-- start GIVEN DATA --

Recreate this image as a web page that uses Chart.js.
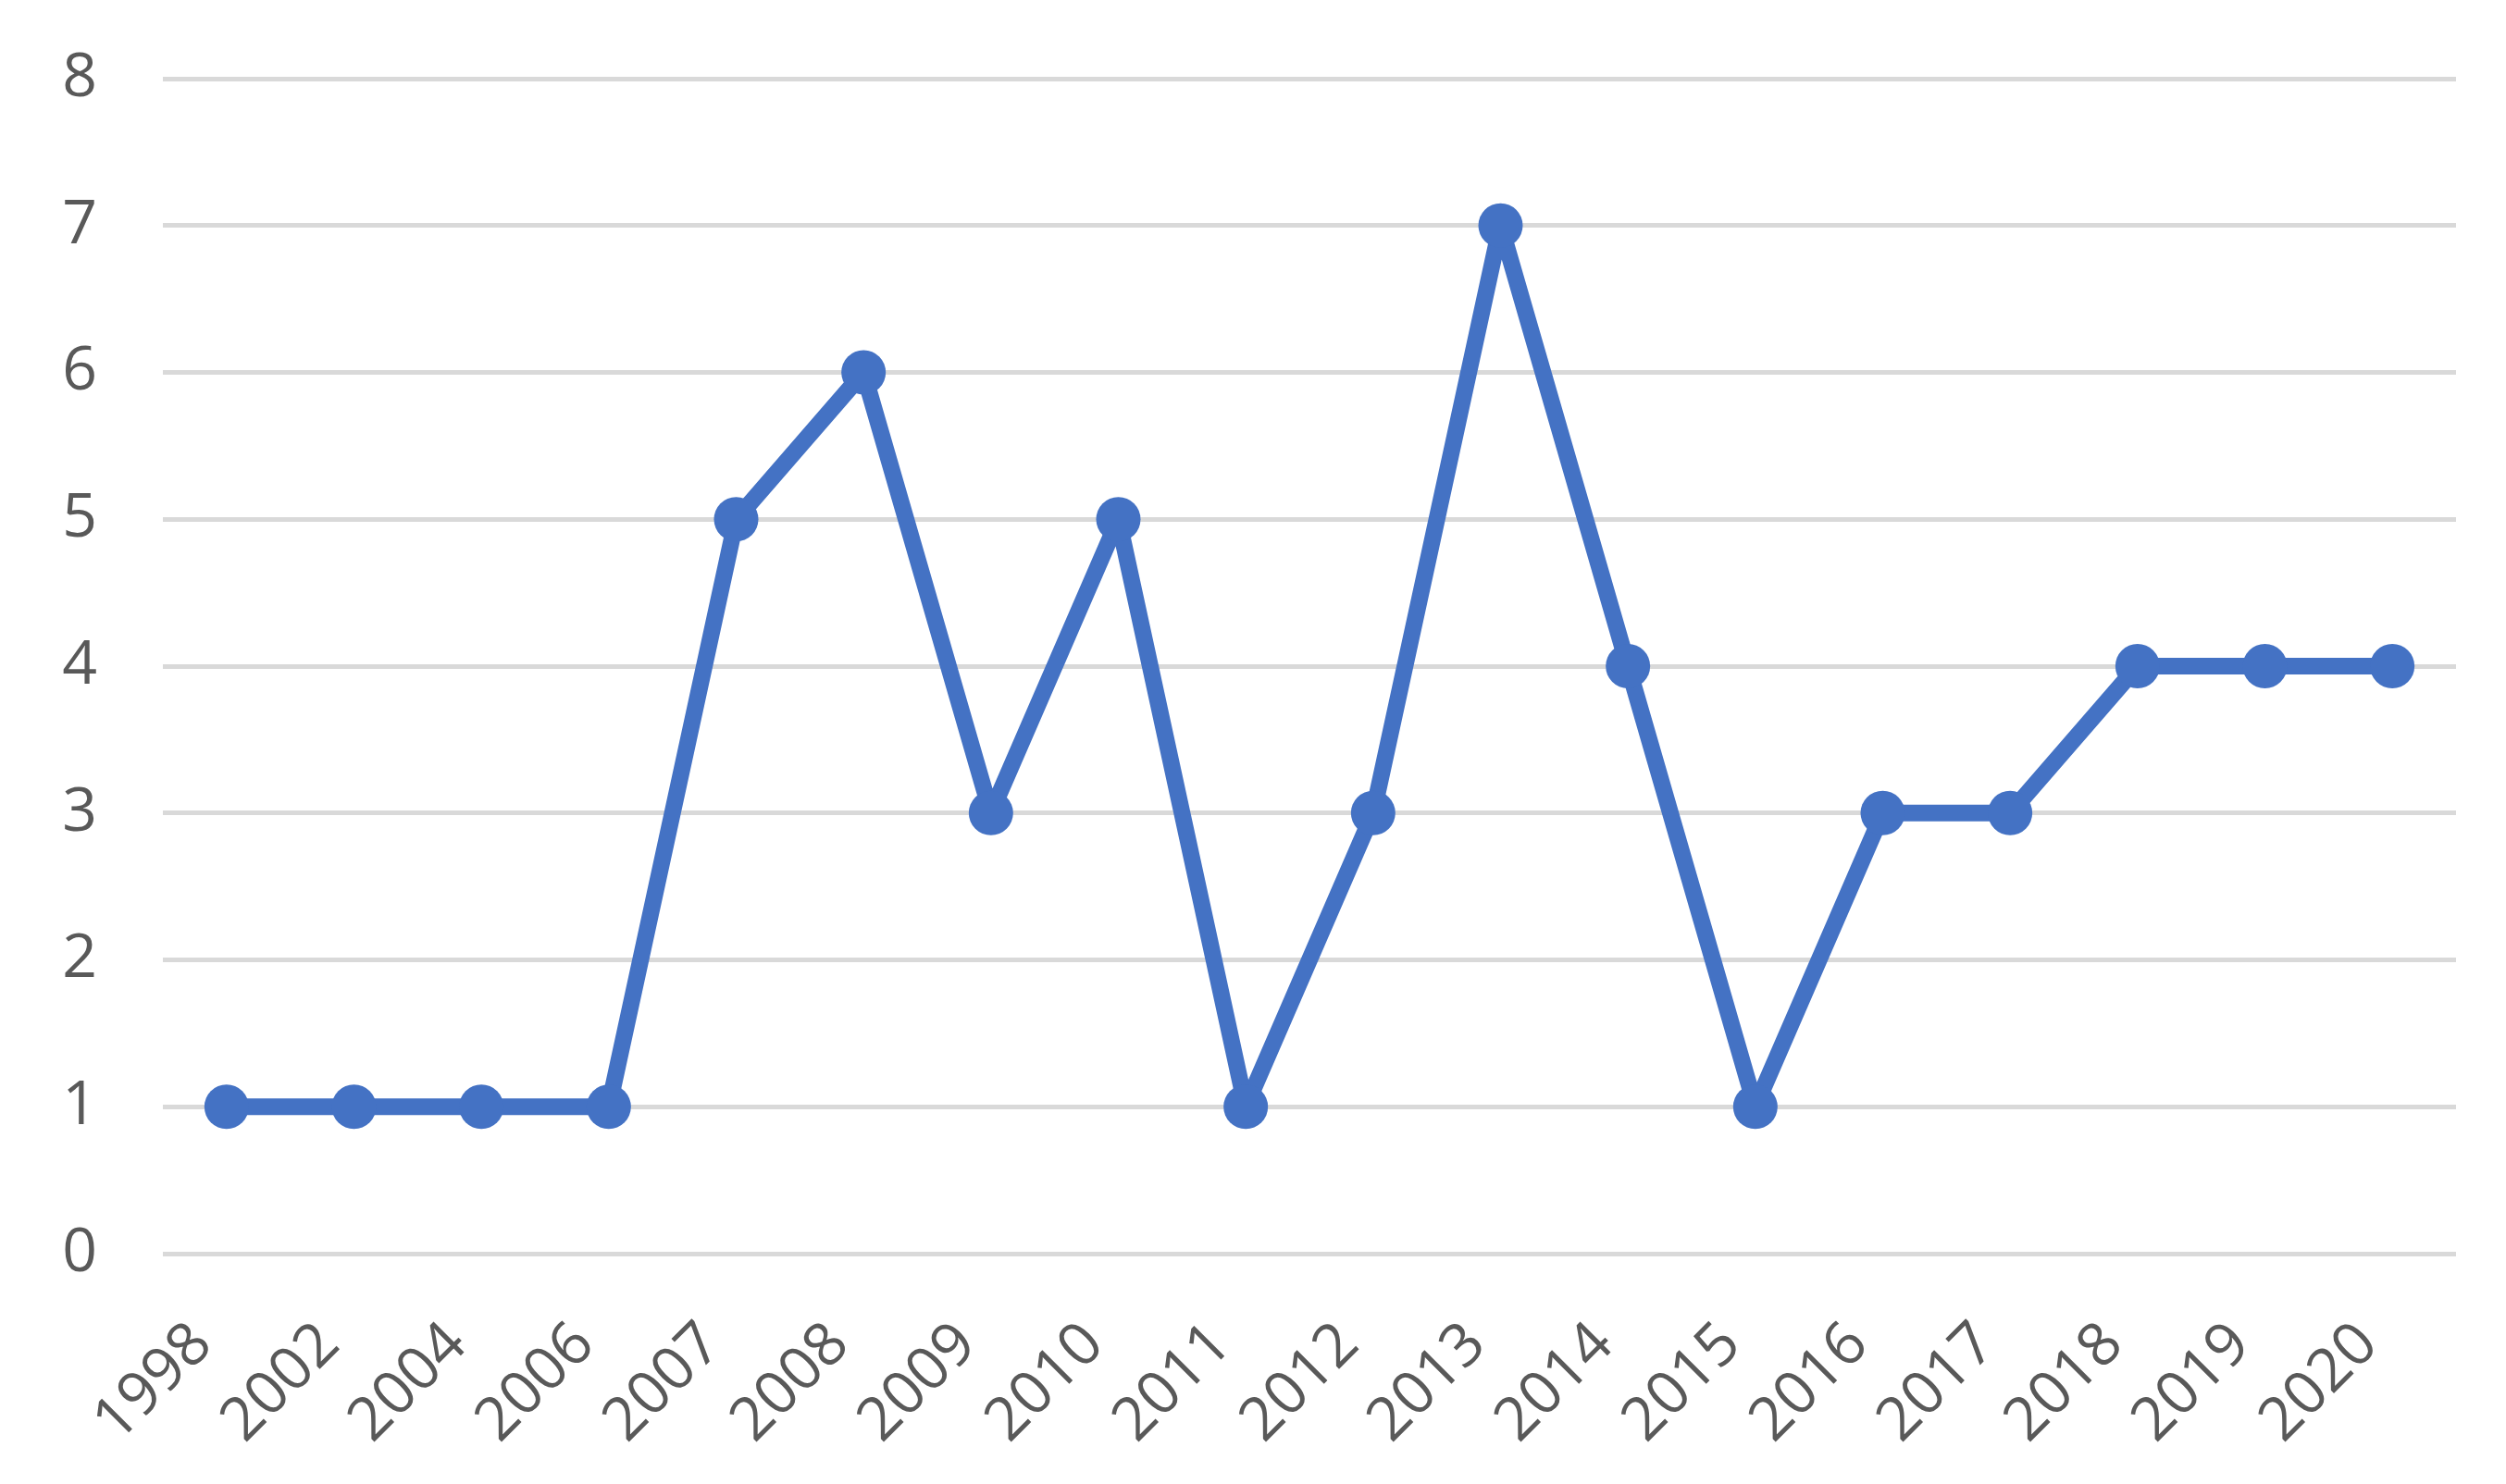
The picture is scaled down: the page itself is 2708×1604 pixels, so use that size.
<!DOCTYPE html>
<html>
<head>
<meta charset="utf-8">
<script src="https://cdn.jsdelivr.net/npm/chart.js@4"></script>
<style>
  html, body { margin: 0; padding: 0; background: #ffffff; }
  #chart { display: block; }
</style>
</head>
<body>
<canvas id="chart" width="2708" height="1604"></canvas>
<script>
// years shown on the x axis
const years = [
    "1998", "2002", "2004", "2006", "2007", "2008", "2009", "2010", "2011",
    "2012", "2013", "2014", "2015", "2016", "2017", "2018", "2019", "2020"
];
// count per year
const counts = [1, 1, 1, 1, 5, 6, 3, 5, 1, 3, 7, 4, 1, 3, 3, 4, 4, 4];
const yMin = 0;
const yMax = 8;

const blue = "#4472C4";
const textGrey = "#595959";
const gridGrey = "#d9d9d9";
const fontFamily = "'Open Sans', 'Noto Sans', sans-serif";

document.addEventListener('DOMContentLoaded', function () {
    new Chart("chart", {
        type: "line",
        data: {
            labels: years,
            datasets: [
                {
                    data: counts,
                    borderColor: blue,
                    backgroundColor: blue,
                    borderWidth: 18,
                    borderJoinStyle: "round",
                    borderCapStyle: "round",
                    pointRadius: 24,
                    pointHoverRadius: 24,
                    pointBorderWidth: 0,
                    pointBackgroundColor: blue,
                    tension: 0,
                },
            ],
        },
        options: {
            responsive: false,
            animation: false,
            devicePixelRatio: 1,
            layout: { padding: { left: 0, right: 54, top: 85, bottom: 0 } },
            plugins: {
                legend: { display: false },
                tooltip: { enabled: false },
            },
            scales: {
                x: {
                    offset: true,
                    grid: { display: false, drawTicks: false },
                    border: { display: false },
                    afterFit: function (scale) { scale.height = 249; },
                    ticks: {
                        color: textGrey,
                        font: { family: fontFamily, size: 65 },
                        minRotation: 45,
                        maxRotation: 45,
                        padding: 60,
                        labelOffset: -26,
                        autoSkip: false,
                    },
                },
                y: {
                    min: yMin,
                    max: yMax,
                    grid: { color: gridGrey, lineWidth: 5, drawTicks: false },
                    border: { display: false },
                    afterFit: function (scale) {
                        scale.width = 176;
                        scale.paddingTop = 0;
                        scale.paddingBottom = 0;
                    },
                    ticks: {
                        stepSize: 1,
                        color: textGrey,
                        font: { family: fontFamily, size: 66 },
                        padding: 71,
                    },
                },
            },
        },
    });
});
</script>
</body>
</html>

-- end GIVEN DATA --

_TASK STATEMENT_
Repeat the listing verbatim. Skip the pictures.

_TASK RESULT_
Recreate this image as a web page that uses Chart.js.
The picture is scaled down: the page itself is 2708×1604 pixels, so use that size.
<!DOCTYPE html>
<html>
<head>
<meta charset="utf-8">
<script src="https://cdn.jsdelivr.net/npm/chart.js@4"></script>
<style>
  html, body { margin: 0; padding: 0; background: #ffffff; }
  #chart { display: block; }
</style>
</head>
<body>
<canvas id="chart" width="2708" height="1604"></canvas>
<script>
// years shown on the x axis
const years = [
    "1998", "2002", "2004", "2006", "2007", "2008", "2009", "2010", "2011",
    "2012", "2013", "2014", "2015", "2016", "2017", "2018", "2019", "2020"
];
// count per year
const counts = [1, 1, 1, 1, 5, 6, 3, 5, 1, 3, 7, 4, 1, 3, 3, 4, 4, 4];
const yMin = 0;
const yMax = 8;

const blue = "#4472C4";
const textGrey = "#595959";
const gridGrey = "#d9d9d9";
const fontFamily = "'Open Sans', 'Noto Sans', sans-serif";

document.addEventListener('DOMContentLoaded', function () {
    new Chart("chart", {
        type: "line",
        data: {
            labels: years,
            datasets: [
                {
                    data: counts,
                    borderColor: blue,
                    backgroundColor: blue,
                    borderWidth: 18,
                    borderJoinStyle: "round",
                    borderCapStyle: "round",
                    pointRadius: 24,
                    pointHoverRadius: 24,
                    pointBorderWidth: 0,
                    pointBackgroundColor: blue,
                    tension: 0,
                },
            ],
        },
        options: {
            responsive: false,
            animation: false,
            devicePixelRatio: 1,
            layout: { padding: { left: 0, right: 54, top: 85, bottom: 0 } },
            plugins: {
                legend: { display: false },
                tooltip: { enabled: false },
            },
            scales: {
                x: {
                    offset: true,
                    grid: { display: false, drawTicks: false },
                    border: { display: false },
                    afterFit: function (scale) { scale.height = 249; },
                    ticks: {
                        color: textGrey,
                        font: { family: fontFamily, size: 65 },
                        minRotation: 45,
                        maxRotation: 45,
                        padding: 60,
                        labelOffset: -26,
                        autoSkip: false,
                    },
                },
                y: {
                    min: yMin,
                    max: yMax,
                    grid: { color: gridGrey, lineWidth: 5, drawTicks: false },
                    border: { display: false },
                    afterFit: function (scale) {
                        scale.width = 176;
                        scale.paddingTop = 0;
                        scale.paddingBottom = 0;
                    },
                    ticks: {
                        stepSize: 1,
                        color: textGrey,
                        font: { family: fontFamily, size: 66 },
                        padding: 71,
                    },
                },
            },
        },
    });
});
</script>
</body>
</html>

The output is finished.